The most serious of these fascist laws which are moving the whole country in the direction of outright fascism is the Unlawful Activities (Prevention) Act [UAPA], passed in 2008. This replaces (and intensifies!) earlier fascist laws such as the Terrorist and Disruptive Activities (Prevention) Act [TADA] and the Prevention of Terrorism Act [POTA].Professor Amit Bhattacharyya, in the article “Democracy and Ban Cannot Go Together” which we have posted below, explains the extreme and undemocratic nature of the UAPA:
Why are these acts draconian? We would like to state some of the salient features. First, according to the UAPA, anyone can be kept in police or jail custody for 180 days without any trial. Second, during this period, the detained person can be brought to the police station for questioning for as many times as the police officials think necessary. Third, it is next to impossible to get release on bail under this act. Fourth, as in the draconian TADA [Terrorist and Disruptive Activities (Prevention) Act] and POTA [Prevention of Terrorism Act], the accused would have to prove his or her innocence, rather than the accuser/police proving his/her guilt in the court of law. Fifth, all the citizens are liable to supply information about the movements of “suspects”, i,e, to act as police informers, failing which they themselves would be booked. Sixth, in the eyes of the State, all persons are suspected terrorists. Seventh, at all times of day and night, the police under some senior official of the secretariat level, are empowered to search houses of citizens for information and even arrest them. Eighth, by this act, any article, documentary film, report, essay could be suppressed and artists, writers, and even media persons can be arrested on the charge of “intend[ing] to aid terrorism”. Ninth, the prisoners would be tried in camera, the names of the witnesses would not be made public and this special court would be under the control of administrative authority. In short, this act is a new addition to the long list of draconian laws that trample down the fundamental rights of the people with impunity and brush aside all legal safeguards for the arrested and, the most important of all, make a mockery of the Indian Constitution in this “land of the largest democracy”.In addition to these actual laws of a fascist character, there is the general practice of the police and other agencies of the state to operate with close to total impunity with regard to any laws that are supposed to restrain and control them. In other words they routinely attack, viciously beat, arrest or kill pretty much whomever they choose, whenever they choose, almost always without any consequences to themselves no matter how outrageous their actions.
As just one of many examples of this out-of-control police victimization of the masses we cite the common phenomenon in contemporary India of “fake encounters”. These are the cases of cold-blooded murders of revolutionaries and others while in police custody which are then falsely reported as having been armed encounters between the police and the revolutionaries. These “fake encounters” have become so frequent that even the central and state governments do not deny that they occur. But yet, except in the rarest of cases, nothing is done about them because they actually do represent the desired conduct of the police on the part of the ruling class.

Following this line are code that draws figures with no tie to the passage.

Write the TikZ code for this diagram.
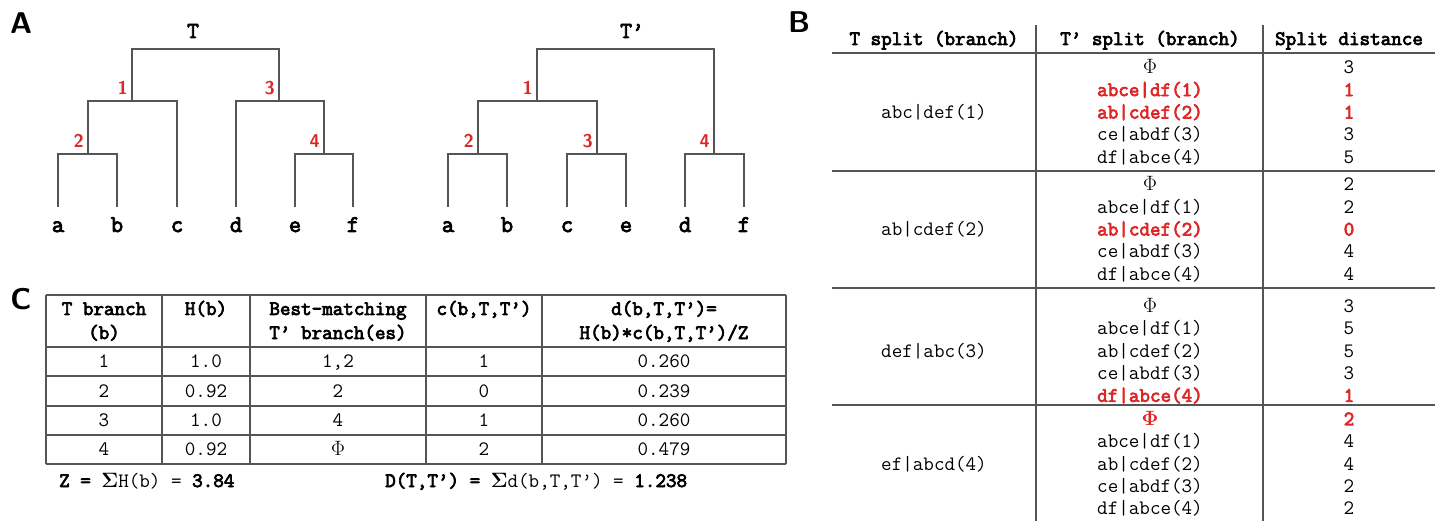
\documentclass[tikz,border=0pt]{standalone}
\usepackage{fontspec}
\setmonofont{Latin Modern Mono}[BoldFont={Latin Modern Mono}, BoldFeatures={FakeBold=3.5}]
\usepackage{xcolor}
\usepackage{tikz}
\usetikzlibrary{positioning}

\definecolor{hired}{RGB}{222,38,38}
\definecolor{rulegray}{RGB}{85,85,85}

\newcommand\tpr{\textquoteright}
\newcommand\tpsplit[1]{\ifcase#1 $\Phi$\or abce|df(1)\or ab|cdef(2)\or ce|abdf(3)\or df|abce(4)\fi}

\begin{document}
\begin{tikzpicture}[x=1pt, y=-1pt]

% Styles
\tikzset{
  panel/.style={font=\fontsize{30}{32}\selectfont\sffamily\bfseries, inner sep=0pt},
  branch/.style={draw=rulegray, line width=1.4pt},
  leaf/.style={font=\fontsize{24}{26}\selectfont\ttfamily\bfseries, inner sep=0pt, anchor=base},
  title/.style={leaf, font=\fontsize{23}{25}\selectfont\ttfamily\bfseries},
  brnum/.style={font=\fontsize{18.5}{20}\selectfont\sffamily\bfseries, text=hired, inner sep=0pt},
  rule/.style={draw=rulegray, line width=1.4pt},
  hd/.style={font=\fontsize{20.5}{22}\selectfont\ttfamily\bfseries, inner sep=0pt, text height=12pt, text depth=0pt},
  bn/.style={font=\fontsize{20.5}{22}\selectfont\ttfamily, inner sep=0pt, text height=12pt, text depth=0pt},
  br/.style={bn, font=\fontsize{20.5}{22}\selectfont\ttfamily\bfseries\boldmath, text=hired}
}

\useasboundingbox (0,0) rectangle (1440,521);

% Panel letters
\node[panel] (pA) at (21,23) {A};
\node[panel] (pB) at (799,22) {B};
\node[panel] (pC) at (21,299) {C};

% Tree T
\foreach \l/\x in {a/58,b/117,c/177,d/236,e/295,f/353} {
  \coordinate (T\l) at (\x,207);
  \node[leaf] (Tl\l) at (\x,232) {\l};
}
\coordinate (T0) at (205.5,49);
\coordinate (T1) at (132,101);
\coordinate (T2) at (88,154);
\coordinate (T3) at (279,101);
\coordinate (T4) at (324,154);
\draw[branch] (Ta) |- (T2) -| (Tb);
\draw[branch] (T2) |- (T1) -| (Tc);
\draw[branch] (Te) |- (T4) -| (Tf);
\draw[branch] (Td) |- (T3) -| (T4);
\draw[branch] (T1) |- (T0) -| (T3);
\node[title] (Ttitle) at (193,38) {T};
\foreach \n in {1,2,3,4}
  \node[brnum, above left=6pt and 4pt of T\n] (Tn\n) {\n};

% Tree T'
\foreach \l/\x in {a/448,b/507,c/567,e/626,d/685,f/744} {
  \coordinate (P\l) at (\x,207);
  \node[leaf] (Pl\l) at (\x,232) {\l};
}
\coordinate (P0) at (625.5,49);
\coordinate (P1) at (537,101);
\coordinate (P2) at (478,154);
\coordinate (P3) at (597,154);
\coordinate (P4) at (714,154);
\draw[branch] (Pa) |- (P2) -| (Pb);
\draw[branch] (Pc) |- (P3) -| (Pe);
\draw[branch] (Pd) |- (P4) -| (Pf);
\draw[branch] (P2) |- (P1) -| (P3);
\draw[branch] (P1) |- (P0) -| (P4);
\node[title] (Ptitle) at (632,38) {T\tpr};
\foreach \n in {1,2,3,4}
  \node[brnum, above left=6pt and 4pt of P\n] (Pn\n) {\n};

% Table B
\foreach \y in {53,171,288,405}
  \draw[rule] (832,\y) -- (1435,\y);
\foreach \x in {1036,1263}
  \draw[rule] (\x,25) -- (\x,521);
\node[hd] (bh1) at (934,39) {T split (branch)};
\node[hd] (bh2) at (1150,39) {T\tpr{} split (branch)};
\node[hd] (bh3) at (1349,39) {Split distance};
\foreach \g/\yc/\lab/\dl in {
    1/112.5/abc|def(1)/{0/3/bn,1/1/br,2/1/br,3/3/bn,4/5/bn},
    2/229.5/ab|cdef(2)/{0/2/bn,1/2/bn,2/0/br,3/4/bn,4/4/bn},
    3/351/def|abc(3)/{0/3/bn,1/5/bn,2/5/bn,3/3/bn,4/1/br},
    4/464/ef|abcd(4)/{0/2/br,1/4/bn,2/4/bn,3/2/bn,4/2/bn}} {
  \node[bn] (bs\g) at (934,\yc) {\lab};
  \foreach \i/\dv/\s in \dl {
    \node[\s] (bp\g\i) at (1150,{\yc+(\i-2)*22.4}) {\tpsplit{\i}};
    \node[\s] (bd\g\i) at (1349,{\yc+(\i-2)*22.4}) {\dv};
  }
}

% Table C
\foreach \y in {295,347,376,406,435,464}
  \draw[rule] (46,\y) -- (786,\y);
\foreach \x in {46,162,250,426,542,786}
  \draw[rule] (\x,295) -- (\x,464);
\node[hd] (ch1a) at (104,309) {T branch};
\node[hd] (ch1b) at (104,333) {(b)};
\node[hd] (ch2) at (206,309) {H(b)};
\node[hd] (ch3a) at (338,309) {Best-matching};
\node[hd] (ch3b) at (338,333) {T\tpr{} branch(es)};
\node[hd] (ch4) at (484,309) {c(b,T,T\tpr)};
\node[hd] (ch5a) at (664,309) {d(b,T,T\tpr)=};
\node[hd] (ch5b) at (664,333) {H(b)*c(b,T,T\tpr)/Z};
\foreach \rw/\yy/\hb/\bm/\cv/\dv in {
    1/361.5/1.0/{1,2}/1/0.260,
    2/391/0.92/2/0/0.239,
    3/420.5/1.0/4/1/0.260,
    4/449.5/0.92/{$\Phi$}/2/0.479} {
  \node[bn] (cb\rw) at (104,\yy) {\rw};
  \node[bn] (cH\rw) at (206,\yy) {\hb};
  \node[bn] (cm\rw) at (338,\yy) {\bm};
  \node[bn] (cc\rw) at (484,\yy) {\cv};
  \node[bn] (cd\rw) at (664,\yy) {\dv};
}
\node[bn, anchor=west] (cZ) at (59,481) {\textbf{Z = }{\boldmath$\Sigma$}H(b) = \textbf{3.84}};
\node[bn, anchor=west] (cD) at (385,481) {\textbf{D(T,T\tpr) = }{\boldmath$\Sigma$}d(b,T,T\tpr) = \textbf{1.238}};

\end{tikzpicture}
\end{document}
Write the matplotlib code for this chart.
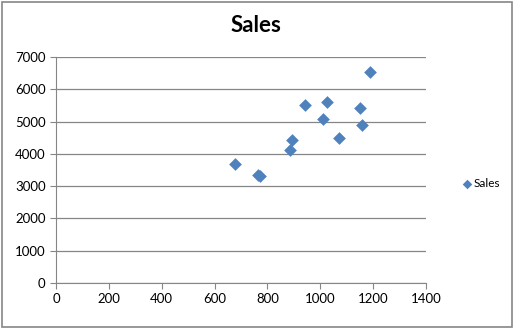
import matplotlib

matplotlib.use("Agg")
import matplotlib.pyplot as plt
from matplotlib.patches import Rectangle

# values
price = [676, 766, 770, 886, 894, 941, 1011, 1026, 1070, 1149, 1159, 1188]
sales = [3680, 3360, 3300, 4110, 4420, 5500, 5080, 5610, 4490, 5420, 4880, 6520]
x_ticks = [0, 200, 400, 600, 800, 1000, 1200, 1400]
y_ticks = [0, 1000, 2000, 3000, 4000, 5000, 6000, 7000]

plt.rcParams["font.family"] = ["Lato", "DejaVu Sans"]

fig = plt.figure(figsize=(5.24, 3.35), dpi=100)
fig.patches.append(Rectangle((2 / 524, 1 - 327 / 335), 510 / 524, 325 / 335,
                             transform=fig.transFigure, fill=False,
                             edgecolor="#868686", linewidth=1.2))

ax = fig.add_axes([56 / 524, 1 - 283 / 335, 370 / 524, 226 / 335])
ax.scatter(price, sales, marker="D", s=42, color="#4F81BD", label="Sales",
           zorder=3, linewidths=0)

ax.set_xlim(0, 1400)
ax.set_ylim(0, 7000)
ax.set_xticks(x_ticks)
ax.set_yticks(y_ticks)
ax.tick_params(labelsize=9.5, color="#868686", length=4, direction="out",
               labelcolor="black")
ax.grid(axis="y", color="#868686", linewidth=0.9)
ax.set_axisbelow(True)
for side in ("top", "right"):
    ax.spines[side].set_visible(False)
for side in ("left", "bottom"):
    ax.spines[side].set_color("#868686")

fig.text(256 / 524, 1 - 26 / 335, "Sales", ha="center", va="center",
         fontsize=16, fontweight="bold")

ax.legend(loc="center left", bbox_to_anchor=(1.065, 0.44), frameon=False,
          fontsize=8.5, handletextpad=0.1, handlelength=1.0, markerscale=0.75)

fig.savefig("out.png", dpi=100)
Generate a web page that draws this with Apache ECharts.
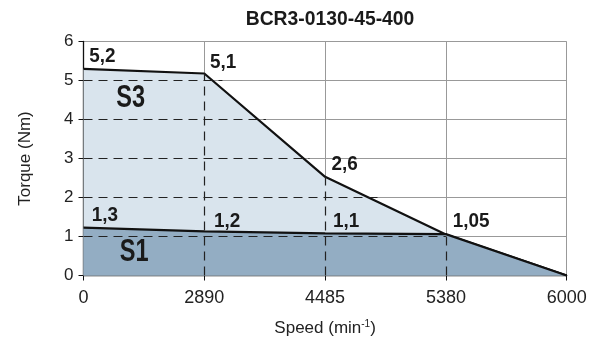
<!DOCTYPE html>
<html><head><meta charset="utf-8">
<script src="https://cdn.jsdelivr.net/npm/echarts@6/dist/echarts.min.js"></script>
<style>html,body{margin:0;padding:0;background:#fff}#c{width:597px;height:342px}</style>
</head><body><div id="c"></div>
<script>
const title = 'BCR3-0130-45-400';
const speedTicks = ['0', '2890', '4485', '5380', '6000'];
const s3Values = [5.3, 5.18, 2.53, 1.05, 0];
const s1Values = [1.23, 1.13, 1.08, 1.06, 0];
const s3Labels = ['5,2', '5,1', '2,6', '1,05'];
const s1Labels = ['1,3', '1,2', '1,1'];
const dashH = [[5, 1.15], [4, 1.51], [3, 1.87], [2, 2.46], [1, 3]];
const dashV = [[1, 5.18], [2, 2.53], [3, 1.05]];

const FONT = "'Liberation Sans', Arial, sans-serif";
const chart = echarts.init(document.getElementById('c'), null, {renderer: 'canvas'});
const toPts = vals => vals.map((v, i) => [i, v]);

const markData = [];
dashH.forEach(([y, xe]) => markData.push([{coord: [0, y]}, {coord: [xe, y]}]));
dashV.forEach(([x, ye]) => markData.push([{coord: [x, 0]}, {coord: [x, ye]}]));

chart.setOption({
  animation: false,
  grid: {left: 83.5, right: 30.3, top: 41.5, bottom: 65.5},
  xAxis: {
    type: 'value', min: 0, max: 4, interval: 1,
    name: '{a|Speed (min}{s|-1}{a|)}', nameLocation: 'middle', nameGap: 44,
    nameTextStyle: {rich: {a: {fontFamily: FONT, fontSize: 17, color: '#222'}, s: {fontFamily: FONT, fontSize: 10, color: '#222', verticalAlign: 'top', padding: [0,0,8,0]}}},
    axisLine: {lineStyle: {color: '#111', width: 1.3}},
    axisTick: {show: true, length: 5, lineStyle: {color: '#111', width: 1}},
    axisLabel: {formatter: v => speedTicks[v], fontFamily: FONT, fontSize: 18, color: '#222', margin: 14},
    splitLine: {show: true, lineStyle: {color: '#999', width: 1}}
  },
  yAxis: {
    type: 'value', min: 0, max: 6, interval: 1,
    name: 'Torque (Nm)', nameLocation: 'middle', nameGap: 50, nameRotate: 90,
    nameTextStyle: {fontFamily: FONT, fontSize: 17, color: '#222'},
    axisLine: {show: true, lineStyle: {color: '#111', width: 1.3}},
    axisTick: {show: true, length: 5, lineStyle: {color: '#111', width: 1}},
    axisLabel: {fontFamily: FONT, fontSize: 17, color: '#222', margin: 10},
    splitLine: {show: true, lineStyle: {color: '#999', width: 1}}
  },
  series: [
    {type: 'line', data: toPts(s3Values), symbol: 'none', z: 2,
     lineStyle: {color: '#111', width: 2.2}, areaStyle: {color: '#d9e4ed', opacity: 1}},
    {type: 'line', data: toPts(s1Values), symbol: 'none', z: 3,
     lineStyle: {color: '#111', width: 2.2}, areaStyle: {color: '#93adc3', opacity: 1}},
    {type: 'line', data: [], z: 4,
     markLine: {silent: true, symbol: 'none', label: {show: false},
       lineStyle: {color: '#222', width: 1.2, type: [9, 6]}, data: markData}}
  ]
});

const s3Off = [[5.8, -12.9], [5.7, -11.7], [6.5, -13.1], [6.8, -13.3]];
const s1Off = [[8.2, -12.8], [9.7, -10.6], [7.8, -12.1]];
const g = [];
const txt = (x, y, t, size, align, sx) => ({type: 'text', x: x, y: y, z: 10, scaleX: sx,
  style: {text: t, fontFamily: FONT, fontSize: size, fontWeight: 'bold', fill: '#1a1a1a', align: align, verticalAlign: 'middle'}});
function addLabels(labels, vals, offs) {
  labels.forEach((t, i) => {
    const p = chart.convertToPixel({gridIndex: 0}, [i, vals[i]]);
    g.push(txt(p[0] + offs[i][0], p[1] + offs[i][1], t, 21, 'left', 0.9));
  });
}
addLabels(s3Labels, s3Values, s3Off);
addLabels(s1Labels, s1Values, s1Off);
const pS3 = chart.convertToPixel({gridIndex: 0}, [0.39, 4.54]);
const pS1 = chart.convertToPixel({gridIndex: 0}, [0.42, 0.58]);
g.push(txt(pS3[0], pS3[1], 'S3', 31, 'center', 0.76));
g.push(txt(pS1[0], pS1[1], 'S1', 31, 'center', 0.76));
g.push(txt(330, 19.5, title, 21, 'center', 0.92));
chart.setOption({graphic: g});
</script></body></html>
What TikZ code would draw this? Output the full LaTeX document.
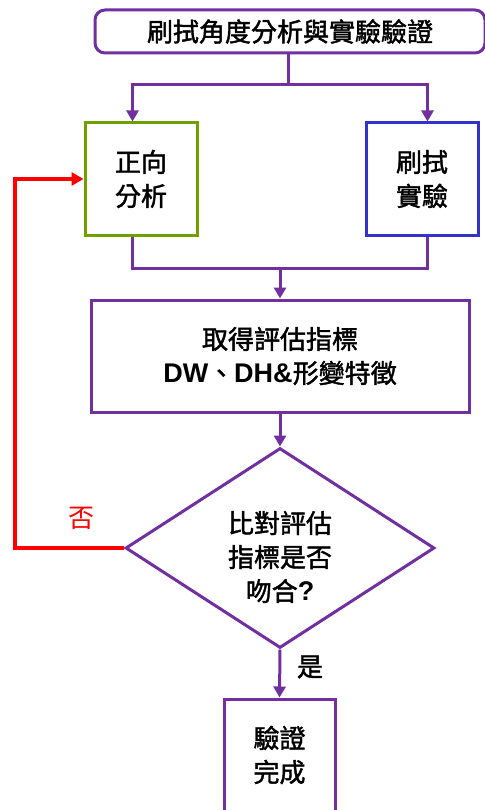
\documentclass[tikz,border=0pt]{standalone}
\usepackage{fontspec}
\setmainfont{Liberation Sans}
\newfontfamily\cjk[FakeBold=1.6]{Noto Sans CJK TC}
\newfontfamily\cjkr{Noto Sans CJK TC}
\newfontfamily\latbf{Liberation Sans Bold}
\usetikzlibrary{shapes.geometric,arrows.meta}
\definecolor{pur}{RGB}{112,48,160}
\definecolor{grn}{RGB}{112,160,0}
\definecolor{blu}{RGB}{51,51,204}
\definecolor{rd}{RGB}{255,0,0}
\newcommand{\latb}[1]{{\latbf\fontsize{27pt}{34pt}\selectfont #1}}
\tikzset{
  lbl/.style={font=\fontsize{26pt}{34pt}\selectfont\cjk, align=center},
  sbox/.style={lbl, draw, line width=3pt, inner sep=0pt, minimum width=112pt, minimum height=112pt},
  conn/.style={draw=pur, line width=3pt},
  arr/.style={conn, -{Triangle[length=11pt,width=12pt]}},
  redarr/.style={draw=rd, line width=4pt, -{Triangle[length=12pt,width=13pt]}},
}
\begin{document}
\begin{tikzpicture}[x=1pt,y=-1pt]
\useasboundingbox (0,0) rectangle (484,810);
\fill[white] (0,0) rectangle (484,810);
\node[lbl, draw=pur, line width=3pt, rounded corners=10pt, inner sep=0pt, minimum width=390pt, minimum height=43pt] (t) at (290,31.5) {刷拭角度分析與實驗驗證};
\node[sbox, draw=grn] (a) at (141,179) {正向\\分析};
\node[sbox, draw=blu] (b) at (422,179) {刷拭\\實驗};
\node[lbl, draw=pur, line width=3pt, inner sep=0pt, minimum width=378pt, minimum height=112pt] (m) at (280,356) {取得評估指標\\\latb{DW}、\latb{DH\&}形變特徵};
\node[diamond, draw=pur, line width=3pt, inner sep=0pt, minimum width=309pt, minimum height=200pt] (d) at (280,548) {};
\node[lbl] (dt) at (280,557) {比對評估\\指標是否\\吻合\latb{?}};
\node[sbox, draw=pur, minimum width=111pt] (e) at (279.5,755) {驗證\\完成};
\node[lbl, text=rd, font=\fontsize{26pt}{34pt}\selectfont\cjkr] (no) at (81,518) {否};
\node[lbl] (yes) at (310,667) {是};
\coordinate (j1) at (288,85);
\coordinate (j2) at (280,268);
\coordinate (r) at (15,179);
\draw[conn] (j1 |- t.south) -- (j1);
\draw[arr] (j1) -| ([xshift=-8.5pt]a.north);
\draw[arr] (j1) -| ([xshift=5.5pt]b.north);
\draw[conn] ([xshift=-8.5pt]a.south) |- (j2) -| ([xshift=5.5pt]b.south);
\draw[arr] (j2) -- (m.north);
\draw[arr] (m.south) -- (d.north);
\draw[arr] (d.south) -- (e.north);
\draw[redarr] (d.west) -| (r) -- (a.west);
\end{tikzpicture}
\end{document}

In addition to this general problem of political fascism in India there is also the specific form it often takes in combination with religion. Just as there is a tendency toward a Christian coloration to fascist movements in the U.S., and a Muslim coloration to fascist movements in the Muslim world, in India—with its Hindu majority—there is a tendency toward Hindu fascism. For this reason we will try to develop a special section below about that serious danger.